More about available interfaces

Technologies

The software architecture of the web service is modularised (from version 2) and consists of the following components:

  • csHarvester: Harvesting and validation of the CMIF files (eXistdb app)
  • csIngest: Ingest of the CMIF files into the Elasticsearch index, creation of entries in various autocompletes (persons, places etc.), enrichment with further data from standards files (Python)
  • csSearch: search frontend incl. map-based search (vue.js)
  • csWeb: Website (except search) (eXistdb app)
  • csAPI: API (eXistdb app)
  • CMIF Creator: Tool for browser-based, simple creation of CMIF files (vue.js)
  • csLink: Javascript widget for integration into digital editions

The following web services and interfaces are used for the search, the search index or the CMIF Creator:

Host of the Web Service

The web service correspSearch has been developed and operated since April 2014 by TELOTA, a research group of the Berlin Brandenburg Academy of Sciences and Humanities (BBAW), and in cooperation with the TEI Correspondence SIG and other participating researchers.

The Berlin Brandenburg Academy of Sciences and Humanities is, with its 25 academy projects and various third-party funded projects, the largest non-university research institute for the humanities in the Berlin-Brandenburg region.
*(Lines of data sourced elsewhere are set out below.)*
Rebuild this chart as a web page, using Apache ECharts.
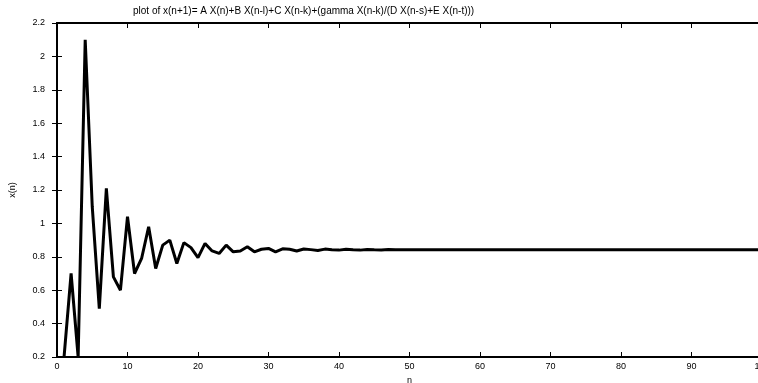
<!DOCTYPE html>
<html>
<head>
<meta charset="utf-8">
<script src="https://cdn.jsdelivr.net/npm/echarts@6/dist/echarts.min.js"></script>
<style>html,body{margin:0;padding:0;background:#fff}#c{width:758px;height:383px}</style>
</head>
<body>
<div id="c"></div>
<script>
const titleText = 'plot of x(n+1)= A X(n)+B X(n-l)+C X(n-k)+(gamma X(n-k)/(D X(n-s)+E X(n-t)))';
const xName = 'n';
const yName = 'x(n)';
const nStart = 1;
const xValues = [
  0.2, 0.70, 0.2, 2.10, 1.10, 0.49, 1.21, 0.68, 0.60, 1.04,
  0.70, 0.79, 0.98, 0.73, 0.87, 0.90, 0.76, 0.885, 0.855, 0.795,
  0.88, 0.835, 0.82, 0.87, 0.83, 0.835, 0.86, 0.83, 0.845, 0.85,
  0.83, 0.848, 0.845, 0.835, 0.847, 0.843, 0.838, 0.846, 0.842, 0.840,
  0.845, 0.842, 0.840, 0.844, 0.842, 0.841, 0.843, 0.842, 0.842, 0.842,
  0.842, 0.842, 0.842, 0.842, 0.842, 0.842, 0.842, 0.842, 0.842, 0.842,
  0.842, 0.842, 0.842, 0.842, 0.842, 0.842, 0.842, 0.842, 0.842, 0.842,
  0.842, 0.842, 0.842, 0.842, 0.842, 0.842, 0.842, 0.842, 0.842, 0.842,
  0.842, 0.842, 0.842, 0.842, 0.842, 0.842, 0.842, 0.842, 0.842, 0.842,
  0.842, 0.842, 0.842, 0.842, 0.842, 0.842, 0.842, 0.842, 0.842, 0.842
];
const points = xValues.map((v, i) => [nStart + i, v]);

const font = 'Liberation Sans, Arial, sans-serif';
const tickStyle = { show: true, inside: true, length: 5, lineStyle: { color: '#000', width: 1 } };
const lineAx = { show: true, lineStyle: { color: '#000', width: 2 } };

const chart = echarts.init(document.getElementById('c'), null, { renderer: 'canvas' });
chart.setOption({
  animation: false,
  backgroundColor: '#fff',
  title: {
    text: titleText, left: 128, top: 1,
    textStyle: { fontFamily: font, fontSize: 10, fontWeight: 'normal', color: '#000' }
  },
  grid: { left: 57, top: 23, right: -4, bottom: 26, show: false, containLabel: false, outerBoundsMode: 'none' },
  xAxis: [
    {
      type: 'value', min: 0, max: 100, interval: 10, position: 'bottom',
      name: xName, nameLocation: 'middle', nameGap: 19,
      nameTextStyle: { fontFamily: font, fontSize: 9, color: '#000' },
      axisLine: lineAx, axisTick: tickStyle,
      axisLabel: { fontFamily: font, fontSize: 9, color: '#000', margin: 5 },
      splitLine: { show: false }
    },
    {
      type: 'value', min: 0, max: 100, interval: 10, position: 'top',
      axisLine: lineAx, axisTick: tickStyle, axisLabel: { show: false }, splitLine: { show: false }
    }
  ],
  yAxis: [
    {
      type: 'value', min: 0.2, max: 2.2, interval: 0.2, position: 'left',
      name: yName, nameLocation: 'middle', nameGap: 40, nameRotate: 90,
      nameTextStyle: { fontFamily: font, fontSize: 9, color: '#000' },
      axisLine: lineAx, axisTick: tickStyle,
      axisLabel: { fontFamily: font, fontSize: 9, color: '#000', margin: 12 },
      splitLine: { show: false }
    },
    {
      type: 'value', min: 0.2, max: 2.2, interval: 0.2, position: 'right',
      axisLine: lineAx, axisTick: tickStyle, axisLabel: { show: false }, splitLine: { show: false }
    }
  ],
  series: [{
    type: 'line', data: points, showSymbol: false, symbol: 'none', clip: true,
    lineStyle: { color: '#000', width: 3 }, xAxisIndex: 0, yAxisIndex: 0
  }]
});
</script>
</body>
</html>
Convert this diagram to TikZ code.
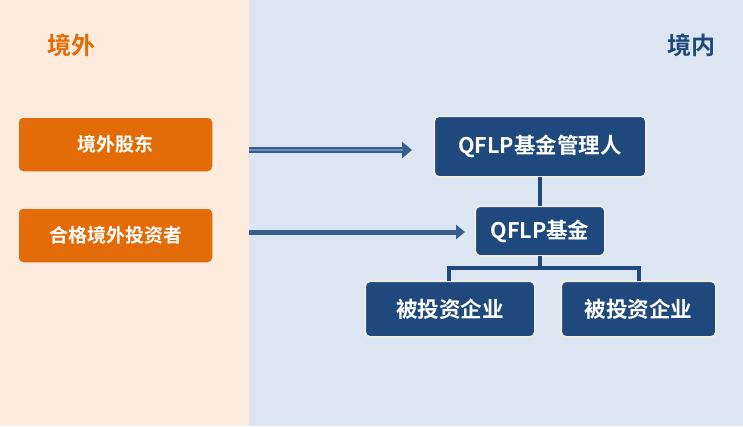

Besides the TELOTA research group the BBAW is also home, for example, to the Digital Dictionary of the German Language (Digitale Wörterbuch der deutschen Sprache) and the German Text Archive (Deutsches Textarchiv).

The inspiration for the web service originated during the workshop ‘Editions for Letters around 1800: Finding interfaces and networks’ (Briefeditionen um 1800: Schnittstellen finden und vernetzen), organized by Anne Baillot (junior research group ‘Berlin Intellectuals’ Humboldt Universität Berlin) and Markus Schnöpf (TELOTA, BBAW).